Marathon of cutting and beginning of sewing this afternoon! I used the measurements, diagrams, and extant garment described in Linda Baumgarten's Costume Close-up to create the shift.
The extant garment, as pictured here, is pretty fascinating--it's not the grandiose, beautiful gowns pictured far more commonly in books and websites devoted to historical clothing, but its utilitarian facets, such as teensy stitches and meticulously placed reinforcing pieces, are incredible for anyone interested in historical sewing.
You'll notice it's not the full-sleeved, voluminous version seen in some prints and artwork, such as the unstayed prostitute in Hogarth's Progress of the Rake (below). This is because shifts slimmed a bit toward the end of the century, and because I intend to wear this one under tight-sleeved gowns and am getting tired of arm-bunching from full shift sleeves.
Baumgarten's cutting diagram is much cleaner than mine was last week, so you can see how the shift is cut out of one long rectangle and then pieced together.

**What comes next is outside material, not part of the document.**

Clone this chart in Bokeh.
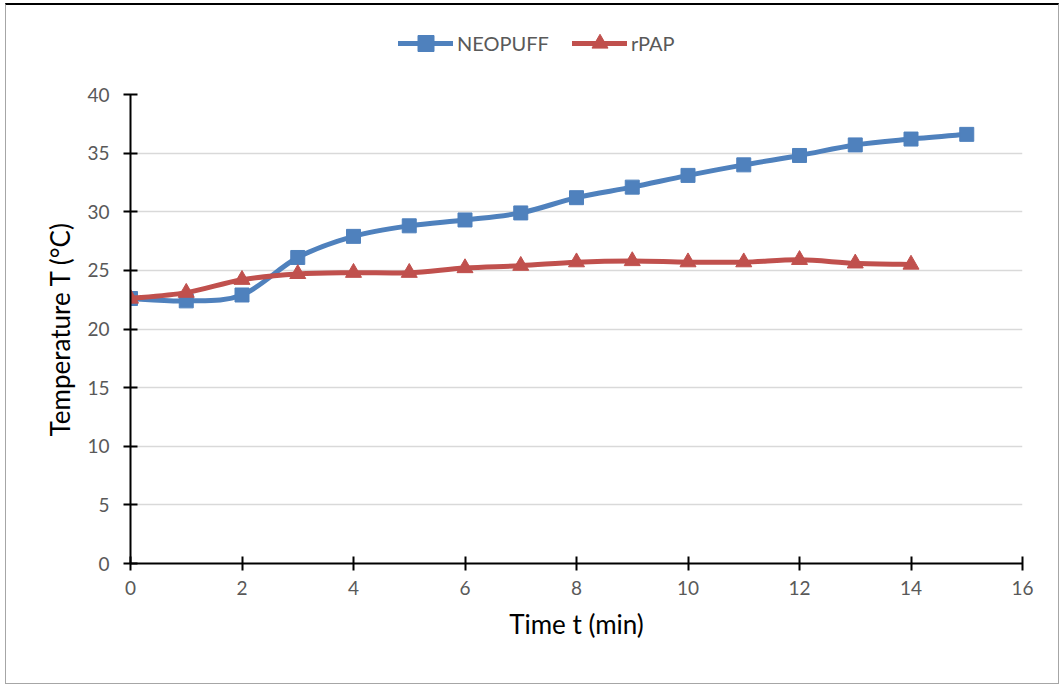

Eighteenth-century linen was woven in standard widths, so shifts were made from lengths of the standard width. Today's fabric is much wider than eighteenth century fabrics generally were--7/8 (or 7/8 of a yard) was a common width, while 54"-60" is common today. So I cut a length of modern linen in half to create two strips that could be cut per the diagram above.

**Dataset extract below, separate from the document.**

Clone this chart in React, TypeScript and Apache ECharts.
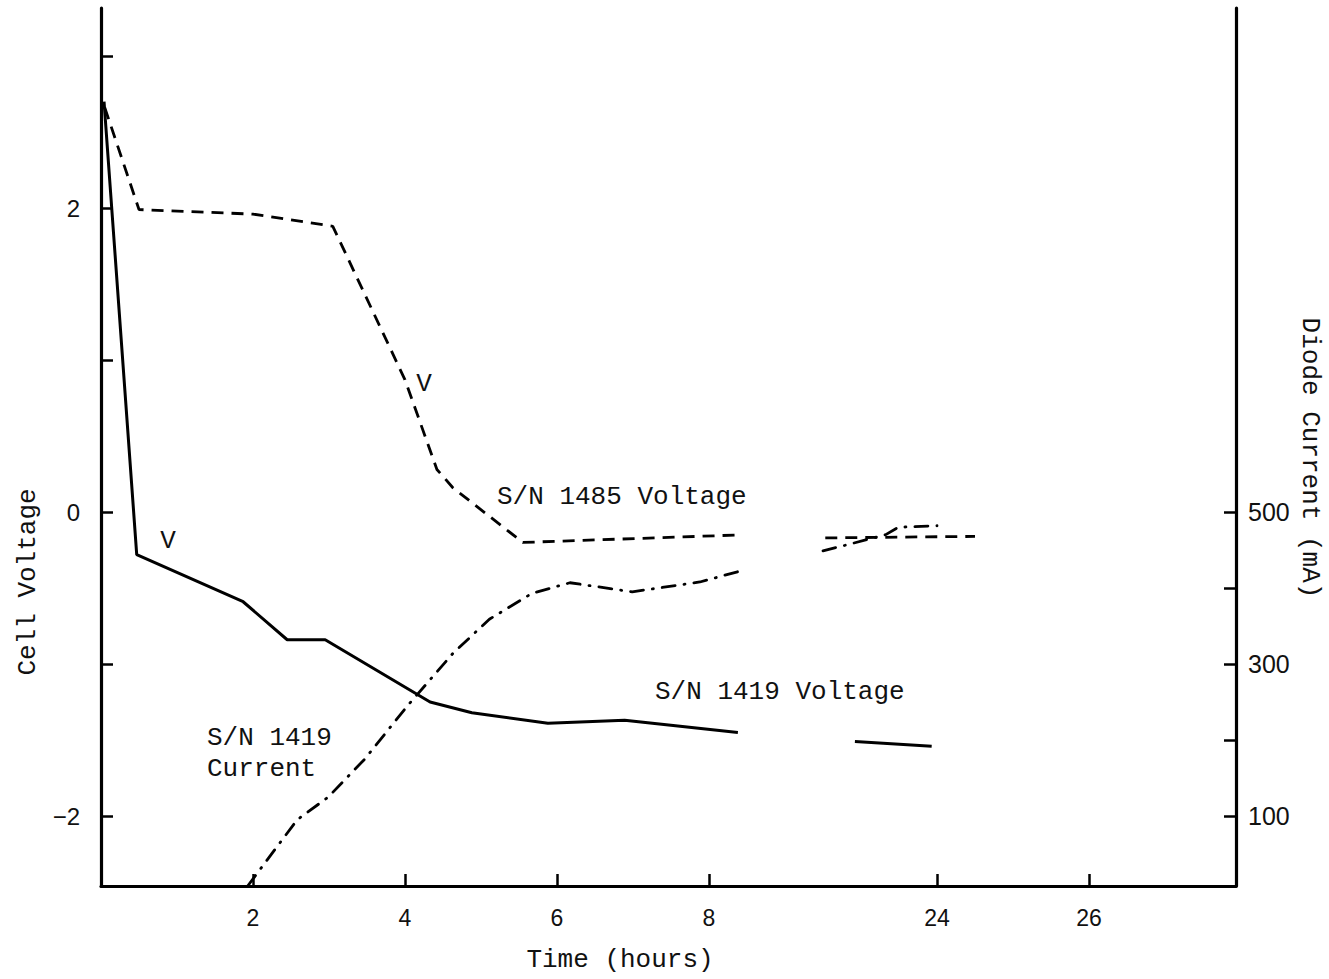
import React, { useEffect, useRef } from "react";
import * as echarts from "echarts";

// Time axis is broken between 8 h and ~22 h: hours after the break are shifted by 13.
const BREAK_SHIFT = 13;
const toPos = (h: number) => (h > 12 ? h - BREAK_SHIFT : h);
const fromPos = (p: number) => (p > 10 ? p + BREAK_SHIFT : p);

// x tick positions (in hours)
const xTickHours = [2, 4, 6, 8, 24, 26];
const voltTicks = [-2, -1, 0, 1, 2, 3];
const voltLabels = [-2, 0, 2];
const currentTicks = [100, 200, 300, 400, 500];
const currentLabels = [100, 300, 500];

// S/N 1485 Voltage (dashed)
const sn1485HoursA = [0.05, 0.5, 2.0, 3.05, 4.0, 4.42, 4.63, 5.55, 8.42];
const sn1485VoltA = [2.66, 1.99, 1.96, 1.88, 0.87, 0.28, 0.16, -0.2, -0.15];
const sn1485HoursB = [22.53, 24.5];
const sn1485VoltB = [-0.17, -0.16];

// S/N 1419 Voltage (solid)
const sn1419HoursA = [0.04, 0.47, 1.87, 2.45, 2.95, 4.33, 4.88, 5.88, 6.89, 8.38];
const sn1419VoltA = [2.7, -0.28, -0.59, -0.84, -0.84, -1.25, -1.32, -1.39, -1.37, -1.45];
const sn1419HoursB = [22.92, 23.93];
const sn1419VoltB = [-1.51, -1.54];

// S/N 1419 Current (dash-dot), mA
const curHoursA = [1.93, 2.58, 2.99, 3.47, 4.04, 4.63, 5.11, 5.67, 6.17, 6.99, 7.88, 8.47];
const curMaA = [8, 95, 125, 175, 246, 314, 359, 393, 407, 395, 408, 424];
const curHoursB = [22.5, 22.82, 23.32, 23.49, 24.0];
const curMaB = [449, 457, 470, 480, 482];

const VMIN = -2.46;
const VMAX = 3.316;
// right axis aligned: 0 V <-> 500 mA, 1 V <-> 200 mA
const IMIN = 500 + VMIN * 200;
const IMAX = 500 + VMAX * 200;
const XMAX = 14.934;

const MONO = "'Liberation Mono', 'DejaVu Sans Mono', monospace";
const SANS = "'Liberation Sans', Arial, sans-serif";

const zip = (xs: number[], ys: number[]) => xs.map((x, i) => [toPos(x), ys[i]]);

export default function App() {
  const ref = useRef<HTMLDivElement>(null);
  useEffect(() => {
    if (!ref.current) return;
    const chart = echarts.init(ref.current, undefined, { renderer: "svg" });
    const axisLine = { show: true, onZero: false, lineStyle: { color: "#000", width: 3.2 } };
    const tick = (vals: number[]) => ({
      show: true,
      inside: true,
      length: 12,
      customValues: vals,
      lineStyle: { color: "#000", width: 2.5 },
    });
    const solid = { color: "#000", width: 3, type: "solid" as any };
    const dashed = { color: "#000", width: 2.8, type: [12, 8] as any };
    const dashDot = { color: "#000", width: 2.8, type: [13, 9, 1, 9] as any, cap: "round" as any };
    const line = (name: string, data: number[][], lineStyle: any, yAxisIndex = 0) => ({
      type: "line",
      name,
      data,
      yAxisIndex,
      showSymbol: false,
      symbol: "none",
      lineStyle,
      z: 3,
    });
    const txt = (text: string, x: number, y: number, extra: any = {}) => ({
      type: "text",
      x,
      y,
      rotation: extra.rotation || 0,
      style: {
        text,
        fill: "#111",
        font: `26px ${MONO}`,
        textAlign: extra.align || "left",
        textVerticalAlign: "middle",
      },
    });
    chart.setOption({
      animation: false,
      backgroundColor: "#fff",
      grid: { left: 101, right: 93, top: 8, bottom: 93, containLabel: false },
      xAxis: {
        type: "value",
        min: 0,
        max: XMAX,
        axisLine,
        splitLine: { show: false },
        axisTick: tick(xTickHours.map(toPos)),
        axisLabel: {
          customValues: xTickHours.map(toPos),
          margin: 20,
          color: "#111",
          fontSize: 23,
          fontFamily: SANS,
          formatter: (v: number) => String(Math.round(fromPos(v))),
        },
      },
      yAxis: [
        {
          type: "value",
          position: "left",
          min: VMIN,
          max: VMAX,
          axisLine,
          splitLine: { show: false },
          axisTick: tick(voltTicks),
          axisLabel: {
            customValues: voltLabels,
            margin: 21,
            color: "#111",
            fontSize: 24,
            fontFamily: SANS,
            formatter: (v: number) => (v < 0 ? "\u2212" + Math.abs(v) : String(v)),
          },
        },
        {
          type: "value",
          position: "right",
          min: IMIN,
          max: IMAX,
          axisLine,
          splitLine: { show: false },
          axisTick: tick(currentTicks),
          axisLabel: {
            customValues: currentLabels,
            margin: 12,
            color: "#111",
            fontSize: 25,
            fontFamily: SANS,
          },
        },
      ],
      series: [
        line("S/N 1485 Voltage", zip(sn1485HoursA, sn1485VoltA), dashed),
        line("S/N 1485 Voltage ", zip(sn1485HoursB, sn1485VoltB), dashed),
        line("S/N 1419 Voltage", zip(sn1419HoursA, sn1419VoltA), solid),
        line("S/N 1419 Voltage ", zip(sn1419HoursB, sn1419VoltB), solid),
        line("S/N 1419 Current", zip(curHoursA, curMaA), dashDot, 1),
        line("S/N 1419 Current ", zip(curHoursB, curMaB), dashDot, 1),
      ],
      graphic: [
        txt("Cell Voltage", 28, 582, { rotation: Math.PI / 2, align: "center" }),
        txt("Diode Current (mA)", 1310, 458, { rotation: -Math.PI / 2, align: "center" }),
        txt("Time (hours)", 620, 960, { align: "center" }),
        txt("V", 168, 541, { align: "center" }),
        txt("V", 424, 384, { align: "center" }),
        txt("S/N 1485 Voltage", 497, 497),
        txt("S/N 1419 Voltage", 655, 692),
        txt("S/N 1419", 207, 738),
        txt("Current", 207, 769),
      ],
    });
    return () => chart.dispose();
  }, []);
  return (
    <div
      ref={ref}
      style={{ position: "fixed", left: 0, top: 0, width: 1329, height: 979, background: "#fff" }}
    />
  );
}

I'm not sure how common my cutting method is, so I thought I'd share it. I picked it up from watching Amish ladies at the Amish department store (yes, there is such a thing) near my hometown. They would mark the length for the fabric, then pull a thread to denote a cutting line. Not sure if this is because it yeilds a more precise cutting line than an inset metal table guide, or if it's because inset metal table guides are considered too fancy and modern for the Amish. Regardless, it's a great trick for producing a straight line at home.
Once I had my 30" width pieces, I cut the body, side gores, sleeves, and gussets from the length as shown in the diagram, and here:
I did not include the reinforcing pieces. For one, I'm using modern construction and seaming techniques rather than the period lapped seams that would lend themselves to this addition. For another, my shifts aren't worn daily, and don't get steaming baths in lye soap over and again, so won't take the beating that the originals would have.
Once all the pieces were cut, I would have been ready to sew...if Homer the Cat of Enormous Bulk hadn't decided to settle down on top of the sewing machine.